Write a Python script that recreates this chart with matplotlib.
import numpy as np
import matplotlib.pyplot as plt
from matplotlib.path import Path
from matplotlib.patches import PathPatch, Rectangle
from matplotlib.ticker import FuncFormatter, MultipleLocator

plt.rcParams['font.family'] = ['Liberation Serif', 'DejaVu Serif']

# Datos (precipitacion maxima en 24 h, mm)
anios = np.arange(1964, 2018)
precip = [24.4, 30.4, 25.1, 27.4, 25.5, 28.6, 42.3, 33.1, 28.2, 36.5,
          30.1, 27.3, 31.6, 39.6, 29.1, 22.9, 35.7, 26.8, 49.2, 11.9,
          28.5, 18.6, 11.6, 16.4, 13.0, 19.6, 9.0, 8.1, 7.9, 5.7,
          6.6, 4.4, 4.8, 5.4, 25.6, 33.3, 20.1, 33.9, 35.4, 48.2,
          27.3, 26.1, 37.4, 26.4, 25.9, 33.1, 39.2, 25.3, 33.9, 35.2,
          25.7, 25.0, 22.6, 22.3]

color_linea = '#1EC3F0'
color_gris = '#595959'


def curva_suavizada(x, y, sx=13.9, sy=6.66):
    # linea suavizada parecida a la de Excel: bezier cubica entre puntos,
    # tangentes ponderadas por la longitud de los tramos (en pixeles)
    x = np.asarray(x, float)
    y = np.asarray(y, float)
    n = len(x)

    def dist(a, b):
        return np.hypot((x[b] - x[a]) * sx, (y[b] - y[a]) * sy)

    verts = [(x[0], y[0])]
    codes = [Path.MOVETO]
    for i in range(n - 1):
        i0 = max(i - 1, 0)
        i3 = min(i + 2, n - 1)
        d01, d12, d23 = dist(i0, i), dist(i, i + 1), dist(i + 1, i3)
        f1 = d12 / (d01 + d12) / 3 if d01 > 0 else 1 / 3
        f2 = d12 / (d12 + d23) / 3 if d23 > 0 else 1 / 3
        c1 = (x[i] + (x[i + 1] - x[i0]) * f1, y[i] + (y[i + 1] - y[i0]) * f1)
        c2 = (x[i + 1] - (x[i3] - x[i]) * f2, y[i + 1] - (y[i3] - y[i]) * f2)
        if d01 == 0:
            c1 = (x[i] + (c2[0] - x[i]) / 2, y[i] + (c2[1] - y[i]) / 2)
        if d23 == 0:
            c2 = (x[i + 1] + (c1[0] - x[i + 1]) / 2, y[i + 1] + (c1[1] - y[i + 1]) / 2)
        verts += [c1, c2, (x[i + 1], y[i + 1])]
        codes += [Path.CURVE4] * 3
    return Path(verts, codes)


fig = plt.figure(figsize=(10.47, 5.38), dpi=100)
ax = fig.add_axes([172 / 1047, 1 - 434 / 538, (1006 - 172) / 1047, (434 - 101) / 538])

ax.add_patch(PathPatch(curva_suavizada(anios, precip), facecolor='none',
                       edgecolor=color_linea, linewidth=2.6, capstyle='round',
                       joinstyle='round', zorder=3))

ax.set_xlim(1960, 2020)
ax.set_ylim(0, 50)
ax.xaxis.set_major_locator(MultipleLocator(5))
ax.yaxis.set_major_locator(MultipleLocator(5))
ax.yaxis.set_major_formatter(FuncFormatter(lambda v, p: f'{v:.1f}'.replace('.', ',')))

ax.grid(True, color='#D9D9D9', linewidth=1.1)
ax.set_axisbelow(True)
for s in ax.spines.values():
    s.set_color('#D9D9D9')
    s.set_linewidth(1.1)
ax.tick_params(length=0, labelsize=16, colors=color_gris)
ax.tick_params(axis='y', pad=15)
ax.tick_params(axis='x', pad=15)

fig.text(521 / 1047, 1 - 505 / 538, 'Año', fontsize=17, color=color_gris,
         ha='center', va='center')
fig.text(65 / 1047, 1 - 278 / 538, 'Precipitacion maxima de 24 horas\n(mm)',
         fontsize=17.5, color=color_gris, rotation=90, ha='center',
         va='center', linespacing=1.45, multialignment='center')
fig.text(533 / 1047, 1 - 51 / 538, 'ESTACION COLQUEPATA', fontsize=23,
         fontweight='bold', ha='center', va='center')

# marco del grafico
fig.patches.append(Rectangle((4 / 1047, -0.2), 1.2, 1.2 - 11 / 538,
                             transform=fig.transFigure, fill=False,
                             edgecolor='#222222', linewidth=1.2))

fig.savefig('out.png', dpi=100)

★ ★ ★ ★

Please write out the material word for word from its first line through the line holding "color_gris = '#595959'", including both, and no line past it.

Write a Python script that recreates this chart with matplotlib.
import numpy as np
import matplotlib.pyplot as plt
from matplotlib.path import Path
from matplotlib.patches import PathPatch, Rectangle
from matplotlib.ticker import FuncFormatter, MultipleLocator

plt.rcParams['font.family'] = ['Liberation Serif', 'DejaVu Serif']

# Datos (precipitacion maxima en 24 h, mm)
anios = np.arange(1964, 2018)
precip = [24.4, 30.4, 25.1, 27.4, 25.5, 28.6, 42.3, 33.1, 28.2, 36.5,
          30.1, 27.3, 31.6, 39.6, 29.1, 22.9, 35.7, 26.8, 49.2, 11.9,
          28.5, 18.6, 11.6, 16.4, 13.0, 19.6, 9.0, 8.1, 7.9, 5.7,
          6.6, 4.4, 4.8, 5.4, 25.6, 33.3, 20.1, 33.9, 35.4, 48.2,
          27.3, 26.1, 37.4, 26.4, 25.9, 33.1, 39.2, 25.3, 33.9, 35.2,
          25.7, 25.0, 22.6, 22.3]

color_linea = '#1EC3F0'
color_gris = '#595959'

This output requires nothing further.